The premise is kind of cheesy, but you gotta love it: Back in 2018, the Getty Villa invited various Los Angeles–based DJs to the museum grounds to make a playlist inspired by what they saw. The playlists are available to listen to online, along with brief descriptions from each of the DJs (one playlist is all love songs, devoted to a life-sized statue of Venus). And for those who want to get more serious with their listening, the Getty also just launched a two-part podcast series interviewing museum directors from across the country, reflecting on topics “from the logistical challenges of how to reopen to philosophical exchanges about the role of museums in society.” Speakers include Timothy Potts of the Getty, Ann Philbin of the Hammer Museum, Max Hollein of the Metropolitan Museum, and others.
Co-Conspirator Press, a publisher committed to promoting voices from historically marginalized communities, has been posting live readings of their books on Instagram. So far, you can hear Sarah Lyon read from her book Maintenance Required: Basic Auto Care Workbook and Resource Guide; Meenadchi read from their just recently released Decolonizing Non-violent Communication; and Gabrielle Civil shares excerpts from Experiments in Joy.

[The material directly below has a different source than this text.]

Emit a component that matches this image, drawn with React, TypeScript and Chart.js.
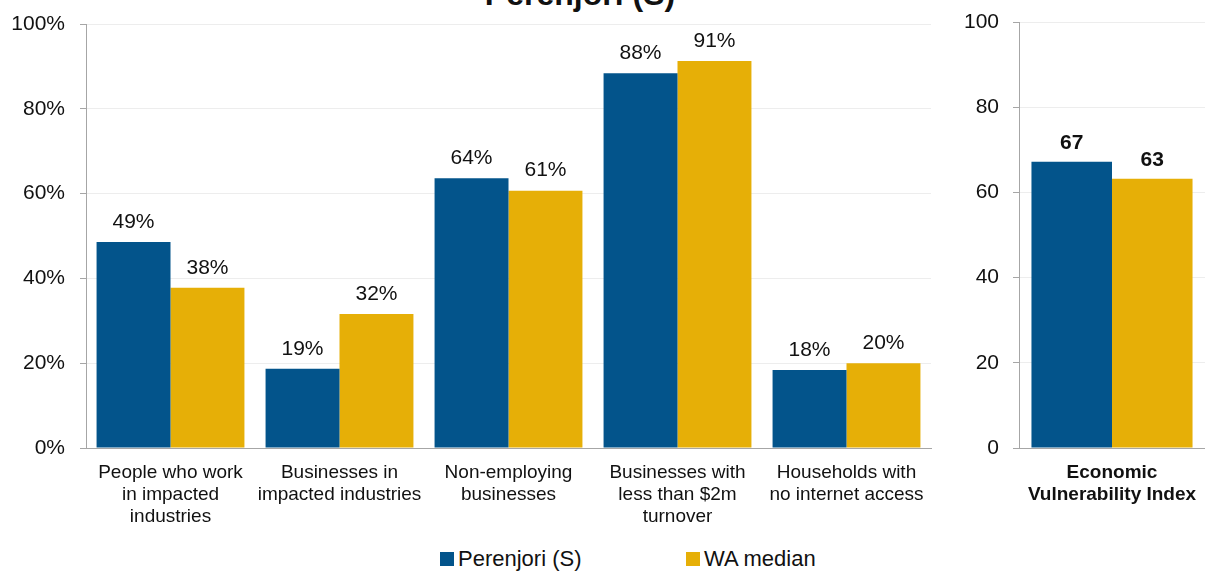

The Wende Museum has been hosting a series of conversations and interviews “reflecting on Cold War spaces.” The series asks timely questions like, “How does space impact the way we live and experience our environment?” And, “what did private space really mean under socialism?” The final two events take place Wednesday, May 13 (12pm PST) and Wednesday, May 20 (12pm PST). The first will focus on “secret space,” and will feature Dagmar Hovestädt, a journalist and Spokesperson for the Federal Commissioner for the Stasi Records in Berlin. In the last event, you’ll hear from Xenia Vytuleva-Herz, an architecture historian and curator, on “Soviet secret cities in transition.”
Jazz at LACMA has been held at the museum for the past 28 years, with around 100 concerts a year spotlighting classical, jazz, Latin, and new music from around the world. The 29th edition was supposed to be held in June but was canceled. While it’s certainly no substitute, the museum launched a series of podcasts interviewing some of the musicians who were supposed to play this year, and featuring their music.